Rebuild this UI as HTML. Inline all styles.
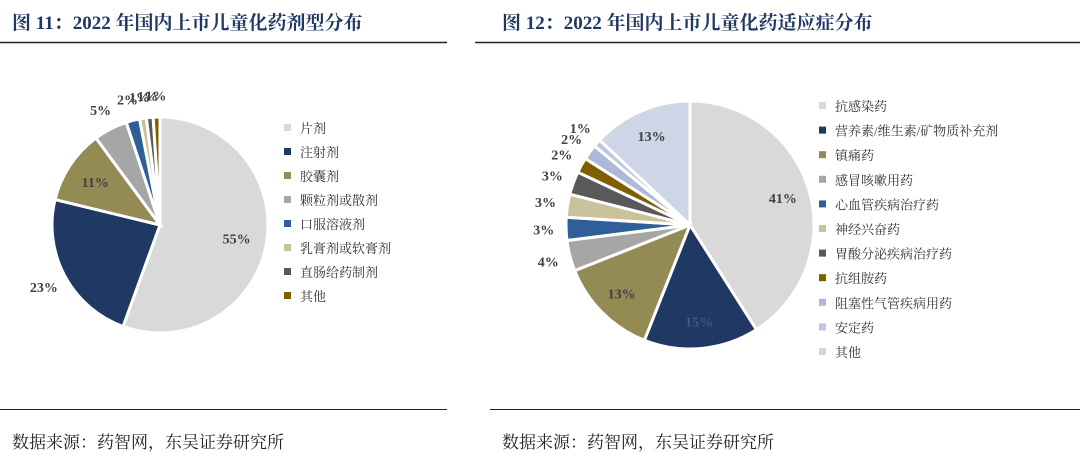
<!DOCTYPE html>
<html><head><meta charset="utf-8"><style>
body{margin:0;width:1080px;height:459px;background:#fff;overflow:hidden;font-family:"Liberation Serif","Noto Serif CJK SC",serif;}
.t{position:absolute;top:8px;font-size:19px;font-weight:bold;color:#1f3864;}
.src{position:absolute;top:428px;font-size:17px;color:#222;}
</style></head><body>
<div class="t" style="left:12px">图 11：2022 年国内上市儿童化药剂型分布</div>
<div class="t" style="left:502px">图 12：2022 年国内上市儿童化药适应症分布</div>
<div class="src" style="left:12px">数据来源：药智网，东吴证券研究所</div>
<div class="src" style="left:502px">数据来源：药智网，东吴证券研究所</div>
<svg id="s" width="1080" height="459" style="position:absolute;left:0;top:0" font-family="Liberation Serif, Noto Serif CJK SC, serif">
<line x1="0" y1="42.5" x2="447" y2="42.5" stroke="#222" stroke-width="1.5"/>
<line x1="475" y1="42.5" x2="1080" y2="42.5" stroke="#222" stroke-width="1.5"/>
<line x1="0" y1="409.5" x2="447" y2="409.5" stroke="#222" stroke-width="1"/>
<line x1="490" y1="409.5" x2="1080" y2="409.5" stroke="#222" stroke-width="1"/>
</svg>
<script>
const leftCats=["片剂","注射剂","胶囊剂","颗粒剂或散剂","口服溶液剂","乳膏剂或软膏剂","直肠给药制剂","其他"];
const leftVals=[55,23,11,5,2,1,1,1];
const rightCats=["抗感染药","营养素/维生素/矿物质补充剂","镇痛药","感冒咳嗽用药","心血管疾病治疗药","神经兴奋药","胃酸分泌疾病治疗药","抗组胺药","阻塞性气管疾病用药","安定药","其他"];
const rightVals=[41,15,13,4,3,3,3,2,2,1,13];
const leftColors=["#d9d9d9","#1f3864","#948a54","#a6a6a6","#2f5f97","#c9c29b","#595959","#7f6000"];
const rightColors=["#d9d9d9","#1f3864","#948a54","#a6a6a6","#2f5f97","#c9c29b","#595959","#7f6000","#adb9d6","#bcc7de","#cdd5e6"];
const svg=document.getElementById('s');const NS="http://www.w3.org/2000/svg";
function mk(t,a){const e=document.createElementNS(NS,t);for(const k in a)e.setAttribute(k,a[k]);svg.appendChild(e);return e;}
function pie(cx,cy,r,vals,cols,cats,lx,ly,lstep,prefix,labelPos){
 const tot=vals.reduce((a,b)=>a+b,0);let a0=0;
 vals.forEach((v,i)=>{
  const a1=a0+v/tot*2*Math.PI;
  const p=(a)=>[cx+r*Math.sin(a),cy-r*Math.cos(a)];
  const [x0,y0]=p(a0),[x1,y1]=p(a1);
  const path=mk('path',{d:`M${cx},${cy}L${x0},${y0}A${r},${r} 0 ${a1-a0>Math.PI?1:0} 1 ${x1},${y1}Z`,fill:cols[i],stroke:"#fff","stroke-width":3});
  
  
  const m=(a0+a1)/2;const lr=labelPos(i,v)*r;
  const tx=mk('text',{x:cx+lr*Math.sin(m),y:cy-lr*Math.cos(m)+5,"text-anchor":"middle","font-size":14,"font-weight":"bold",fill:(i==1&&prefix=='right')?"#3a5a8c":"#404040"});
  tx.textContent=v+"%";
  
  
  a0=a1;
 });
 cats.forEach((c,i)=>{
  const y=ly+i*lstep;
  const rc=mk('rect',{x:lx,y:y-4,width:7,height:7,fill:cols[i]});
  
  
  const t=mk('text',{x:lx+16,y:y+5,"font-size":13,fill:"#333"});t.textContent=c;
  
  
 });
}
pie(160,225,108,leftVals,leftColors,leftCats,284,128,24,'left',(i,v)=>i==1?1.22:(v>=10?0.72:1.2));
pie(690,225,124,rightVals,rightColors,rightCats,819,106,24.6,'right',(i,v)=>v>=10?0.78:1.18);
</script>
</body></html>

□ □ □

**What needs to be done**. Write the full listing out again with every line unchanged, but include no pictures.

**The result**.
Rebuild this UI as HTML. Inline all styles.
<!DOCTYPE html>
<html><head><meta charset="utf-8"><style>
body{margin:0;width:1080px;height:459px;background:#fff;overflow:hidden;font-family:"Liberation Serif","Noto Serif CJK SC",serif;}
.t{position:absolute;top:8px;font-size:19px;font-weight:bold;color:#1f3864;}
.src{position:absolute;top:428px;font-size:17px;color:#222;}
</style></head><body>
<div class="t" style="left:12px">图 11：2022 年国内上市儿童化药剂型分布</div>
<div class="t" style="left:502px">图 12：2022 年国内上市儿童化药适应症分布</div>
<div class="src" style="left:12px">数据来源：药智网，东吴证券研究所</div>
<div class="src" style="left:502px">数据来源：药智网，东吴证券研究所</div>
<svg id="s" width="1080" height="459" style="position:absolute;left:0;top:0" font-family="Liberation Serif, Noto Serif CJK SC, serif">
<line x1="0" y1="42.5" x2="447" y2="42.5" stroke="#222" stroke-width="1.5"/>
<line x1="475" y1="42.5" x2="1080" y2="42.5" stroke="#222" stroke-width="1.5"/>
<line x1="0" y1="409.5" x2="447" y2="409.5" stroke="#222" stroke-width="1"/>
<line x1="490" y1="409.5" x2="1080" y2="409.5" stroke="#222" stroke-width="1"/>
</svg>
<script>
const leftCats=["片剂","注射剂","胶囊剂","颗粒剂或散剂","口服溶液剂","乳膏剂或软膏剂","直肠给药制剂","其他"];
const leftVals=[55,23,11,5,2,1,1,1];
const rightCats=["抗感染药","营养素/维生素/矿物质补充剂","镇痛药","感冒咳嗽用药","心血管疾病治疗药","神经兴奋药","胃酸分泌疾病治疗药","抗组胺药","阻塞性气管疾病用药","安定药","其他"];
const rightVals=[41,15,13,4,3,3,3,2,2,1,13];
const leftColors=["#d9d9d9","#1f3864","#948a54","#a6a6a6","#2f5f97","#c9c29b","#595959","#7f6000"];
const rightColors=["#d9d9d9","#1f3864","#948a54","#a6a6a6","#2f5f97","#c9c29b","#595959","#7f6000","#adb9d6","#bcc7de","#cdd5e6"];
const svg=document.getElementById('s');const NS="http://www.w3.org/2000/svg";
function mk(t,a){const e=document.createElementNS(NS,t);for(const k in a)e.setAttribute(k,a[k]);svg.appendChild(e);return e;}
function pie(cx,cy,r,vals,cols,cats,lx,ly,lstep,prefix,labelPos){
 const tot=vals.reduce((a,b)=>a+b,0);let a0=0;
 vals.forEach((v,i)=>{
  const a1=a0+v/tot*2*Math.PI;
  const p=(a)=>[cx+r*Math.sin(a),cy-r*Math.cos(a)];
  const [x0,y0]=p(a0),[x1,y1]=p(a1);
  const path=mk('path',{d:`M${cx},${cy}L${x0},${y0}A${r},${r} 0 ${a1-a0>Math.PI?1:0} 1 ${x1},${y1}Z`,fill:cols[i],stroke:"#fff","stroke-width":3});
  
  
  const m=(a0+a1)/2;const lr=labelPos(i,v)*r;
  const tx=mk('text',{x:cx+lr*Math.sin(m),y:cy-lr*Math.cos(m)+5,"text-anchor":"middle","font-size":14,"font-weight":"bold",fill:(i==1&&prefix=='right')?"#3a5a8c":"#404040"});
  tx.textContent=v+"%";
  
  
  a0=a1;
 });
 cats.forEach((c,i)=>{
  const y=ly+i*lstep;
  const rc=mk('rect',{x:lx,y:y-4,width:7,height:7,fill:cols[i]});
  
  
  const t=mk('text',{x:lx+16,y:y+5,"font-size":13,fill:"#333"});t.textContent=c;
  
  
 });
}
pie(160,225,108,leftVals,leftColors,leftCats,284,128,24,'left',(i,v)=>i==1?1.22:(v>=10?0.72:1.2));
pie(690,225,124,rightVals,rightColors,rightCats,819,106,24.6,'right',(i,v)=>v>=10?0.78:1.18);
</script>
</body></html>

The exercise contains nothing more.